Notre politique économique aurait été empreinte de patriotisme. Nous avons des fleurons qui ont déjà fait leurs preuves à l’échelle nationale comme internationale. C’est l’exemple des BTP. Nos champions dans ces secteurs doivent non seulement rafler tous les marchés nationaux, mais ils doivent être armés pour aller à l’assaut du marché international. Dans les autres secteurs, notamment l’agriculture, les hydrocarbures, les énergies renouvelables... l’État doit favoriser l’éclosion de champions nationaux. C’est la seule et unique voie pour assurer une croissance qui profitera à nos compatriotes et qui sera créatrice d’emplois.
Nous devons également veiller sur nos PME, en redoublant d’efforts pour leur accès au crédit, en les accompagnant et en facilitant leur accès à la commande publique.
Nous ne devons pas nous inquiéter de la situation catastrophique du chômage dans notre pays quand nos PME sont ignorées et maltraitées et que l’Etat veuille se substituer à elles pour être le principal pourvoyeur d’emplois.
Nous avons un projet sérieux pour le Sénégal. Nous sommes en train de travailler sur notre programme qui est très ambitieux. Le moment venu, nous allons le dévoiler aux Sénégalais et vous allez voir que notre projet est concret et pourra véritablement apporter le changement tant attendu par les populations.
On ne vous entend pas trop sur le dialogue politique initié par le régime de Macky Sall, via son ministre de l’Intérieur. Qu’est-ce qui justifie votre silence ?
Le sujet, ce n’est pas le dialogue politique, mais c’est plutôt le processus électoral. C’est le processus électoral qui est problématique. Le dialogue politique tel que défini par Macky Sall, dans sa phase révélatrice, entre dans le cadre d’une pure stratégie de communication politique. Rien de sérieux. C’est juste une manière de se donner l’image d’un président d’ouverture et de dialogue. Je pense qu’il faut renforcer le dialogue institutionnel en respectant les droits de l’opposition à l’Assemblée nationale et en mettant en place le Statut de l’opposition. Le dialogue entre une opposition et un pouvoir doit être du sérieux quand il est nécessaire. Les appels sporadiques et calculés du président ne sont qu’une forme de ruse qu’il faut royalement ignorer. Que le pouvoir exerce ses prérogatives, que l’opposition s’oppose. Le tout dans le respect strict des lois de notre pays.

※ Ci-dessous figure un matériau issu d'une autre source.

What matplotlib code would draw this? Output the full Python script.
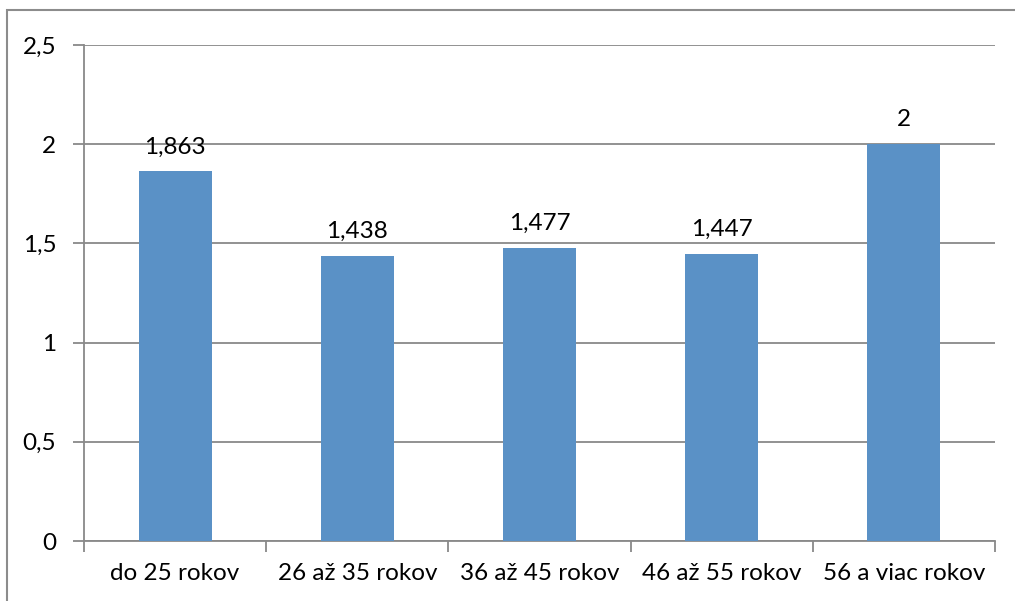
import matplotlib.pyplot as plt
from matplotlib.patches import Rectangle

# average score per age group
categories = ['do 25 rokov', '26 až 35 rokov', '36 až 45 rokov', '46 až 55 rokov', '56 a viac rokov']
values = [1.863, 1.438, 1.477, 1.447, 2.0]
value_labels = ['1,863', '1,438', '1,477', '1,447', '2']
yticks = [0, 0.5, 1, 1.5, 2, 2.5]
ytick_labels = ['0', '0,5', '1', '1,5', '2', '2,5']

plt.rcParams['font.family'] = ['Lato', 'DejaVu Sans']
grid_col = '#898989'
fs = 17.5

fig = plt.figure(figsize=(10.15, 6.01), dpi=100)
ax = fig.add_axes([84 / 1015, 60 / 601, 911 / 1015, 496 / 601])

x = range(len(categories))
ax.bar(x, values, width=0.4, color='#5A91C6', zorder=3)
for i, v in enumerate(values):
    ax.annotate(value_labels[i], (i, v), xytext=(0, 10), textcoords='offset points',
                ha='center', va='bottom', fontsize=fs, color='black')

ax.set_xlim(-0.5, len(categories) - 0.5)
ax.set_ylim(0, 2.5)
ax.set_yticks(yticks)
ax.set_yticklabels(ytick_labels, fontsize=fs)
ax.set_xticks(list(x))
ax.set_xticklabels(categories, fontsize=fs)
ax.tick_params(axis='x', length=0, pad=16)
ax.tick_params(axis='y', length=8, width=1.3, color=grid_col, pad=12)
# minor ticks on the category boundaries
ax.set_xticks([i - 0.5 for i in range(len(categories) + 1)], minor=True)
ax.tick_params(axis='x', which='minor', length=8, width=1.3, color=grid_col)

ax.grid(axis='y', color=grid_col, linewidth=1.3, zorder=0)
for side in ['top', 'right']:
    ax.spines[side].set_visible(False)
for side in ['left', 'bottom']:
    ax.spines[side].set_color(grid_col)
    ax.spines[side].set_linewidth(1.3)

# outer chart frame
fig.patches.append(Rectangle((7 / 1015, -0.1), 1.2, 1 - 10 / 601 + 0.1, transform=fig.transFigure,
                             fill=False, edgecolor='#8c8c8c', linewidth=1.5))

fig.savefig('out.png', dpi=100)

Ne pensez-vous pas qu’il y a vraiment urgence et nécessité que les acteurs politiques se retrouvent autour d’une table pour parler du processus électoral et autres questions de démocratie ?
La question du processus électoral, par contre, doit effectivement être réglée. Je ne pense pas que c’est en croisant les bras qu’il va être réglé. Croiser les bras, c’est laisser l’initiative à un président de la République qui est prêt à tout pour se maintenir au pouvoir. Or, un processus électoral crédible est le seul moyen de renforcer la démocratie et de permettre d’aller vers des élections libres et transparentes.
Donc, il faut nécessairement agir. Soit se mettre autour d’une table et imposer le respect des acquis démocratiques, soit décliner un plan d’action de lutte pour le respect de ces acquis. Si l’opposition n’agit pas, on risque de se trouver dans la même situation que lors des élections législatives passées. On se mettra à contester après les multiples forfaitures, mais la vie institutionnelle continuera comme si de rien n’était. C’est tout ce qu’il faut éviter.